Gordon Hope Grant (1875 – 1962)

Gordon Hope Grant was born in San Francisco and known for his etchings and paintings of marine subjects. He also painted portraits, streets, harbors, beaches and marines, and was an illustrator, whose work included pulp fiction* for Popular Detectivemagazine  in the 1930s. Skilled with watercolor, Grant was honored many times by the American Watercolor Society*. Memberships included the Society of Illustrators*, Salmagundi Club*, Allied Artists of America*, New York Society of Painters, and American Federation of Artists*.

At age 13, he was sent to Scotland for schooling, and the four-month sail around Cape Horn remained a permanent influence on his career.  He studied art in Heatherly and at the Lambeth School of Art* in London, and then in 1895, he became a staff artist for the San Francisco Examiner. The next year, he took the same type of job for the New York World and covered the Boer War for Harper’s Weekly. He also worked for Puck magazine for eight years and did illustration for children’s and adult books.

For Harper’s Weekly, he served as a combat artist for both the Boer War and the Mexican Revolution.
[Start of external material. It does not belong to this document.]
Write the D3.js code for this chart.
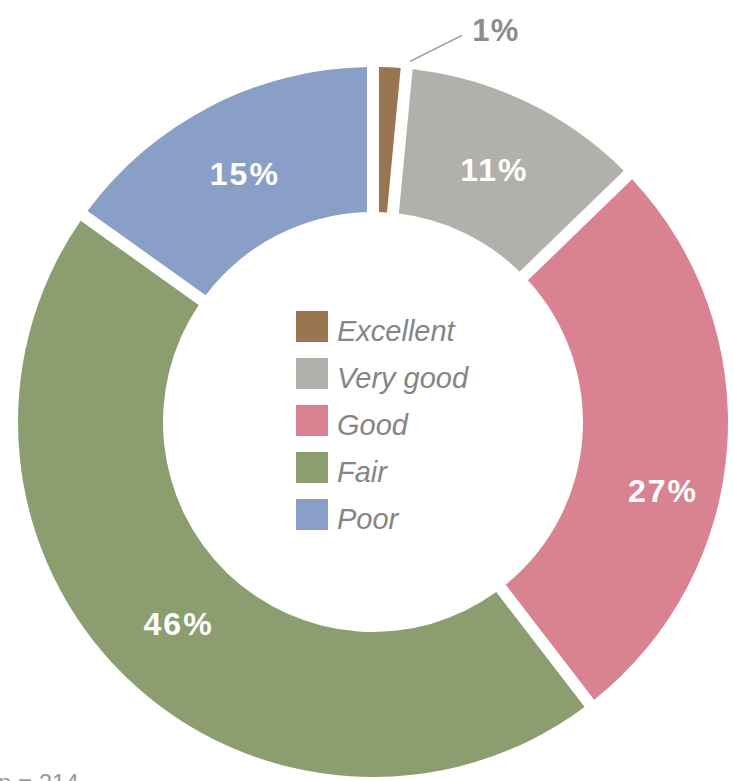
<!DOCTYPE html>
<html>
<head>
<meta charset="utf-8">
<script src="https://cdn.jsdelivr.net/npm/d3@7/dist/d3.min.js"></script>
<style>
  html, body { margin: 0; padding: 0; background: #fff; }
  svg { display: block; }
</style>
</head>
<body>
<svg id="chart" width="734" height="781"></svg>
<script>
// Health rating shares (percent)
const categories = ["Excellent", "Very good", "Good", "Fair", "Poor"];
const values = [1, 11, 27, 46, 15];
const colors = ["#9b7452", "#b1b0ab", "#d98292", "#8c9d70", "#8a9fc8"];
const sampleNote = "n = 214";

const W = 734, H = 781;
const cx = 373, cy = 422;
const outerR = 355, innerR = 210;
const gap = 12;

const svg = d3.select("#chart");
const g = svg.append("g").attr("transform", `translate(${cx},${cy})`);

const data = categories.map((c, i) => ({ name: c, value: values[i], color: colors[i] }));

const pie = d3.pie().value(d => d.value).sort(null)
  .startAngle(0).endAngle(2 * Math.PI)
  .padAngle(gap / outerR);

const arc = d3.arc().innerRadius(innerR).outerRadius(outerR).padRadius(outerR);

const arcs = pie(data);

g.selectAll("path.slice")
  .data(arcs)
  .join("path")
  .attr("class", "slice")
  .attr("d", arc)
  .attr("fill", d => d.data.color);

// Percentage labels: white inside the ring, the tiny slice gets an outside callout
const labelR = 280;
const labelTweak = { "Good": { da: 0.16, r: 298 } };
const fmt = v => v + "%";

arcs.forEach(a => {
  const name = a.data.name;
  if (a.data.value < 5) {
    const mid = (a.startAngle + a.endAngle) / 2;
    const p0 = [Math.sin(mid) * (outerR + 6) + 20, -Math.cos(mid) * (outerR + 6)];
    const p1 = [p0[0] + 52, p0[1] - 26];
    g.append("line")
      .attr("x1", p0[0]).attr("y1", p0[1])
      .attr("x2", p1[0]).attr("y2", p1[1])
      .attr("stroke", "#9a9a9a").attr("stroke-width", 1.6);
    g.append("text")
      .attr("x", p1[0] + 10).attr("y", p1[1] + 6)
      .attr("font-family", "Liberation Sans, Arial, sans-serif")
      .attr("font-weight", "bold")
      .attr("font-size", 31)
      .attr("letter-spacing", 1.5)
      .attr("fill", "#8c8c8c")
      .text(fmt(a.data.value));
  } else {
    const t = labelTweak[name] || {};
    const mid = (a.startAngle + a.endAngle) / 2 + (t.da || 0);
    const r = t.r || labelR;
    g.append("text")
      .attr("x", Math.sin(mid) * r)
      .attr("y", -Math.cos(mid) * r)
      .attr("dy", "0.36em")
      .attr("text-anchor", "middle")
      .attr("font-family", "Liberation Sans, Arial, sans-serif")
      .attr("font-weight", "bold")
      .attr("font-size", 32)
      .attr("letter-spacing", 2)
      .attr("fill", "#ffffff")
      .text(fmt(a.data.value));
  }
});

// Legend in the hole of the donut
const legend = svg.append("g").attr("transform", "translate(296,311)");
const rowH = 47;
const item = legend.selectAll("g.item")
  .data(data)
  .join("g")
  .attr("class", "item")
  .attr("transform", (d, i) => `translate(0,${i * rowH})`);
item.append("rect")
  .attr("width", 32).attr("height", 31)
  .attr("fill", d => d.color);
item.append("text")
  .attr("x", 41).attr("y", 30)
  .attr("font-family", "Liberation Sans, Arial, sans-serif")
  .attr("font-style", "italic")
  .attr("font-size", 29)
  .attr("fill", "#858585")
  .text(d => d.name);

// Sample size note, bottom left (runs off the lower edge)
svg.append("text")
  .attr("x", -2).attr("y", 791)
  .attr("font-family", "Liberation Sans, Arial, sans-serif")
  .attr("font-size", 24)
  .attr("fill", "#9a9a9a")
  .text(sampleNote);
</script>
</body>
</html>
His reputation as a marine painter became much stronger after 1906 when prints of his painting of the U.S. Constitution went on the market with popular reception, and the monies were used to preserve the old ship. Grant and others were successful lobbying Congress to designate the vessel a national monument, and Grant’s painting of the U.S. Constitution is in the White House collection, where it has hung in the Oval Office.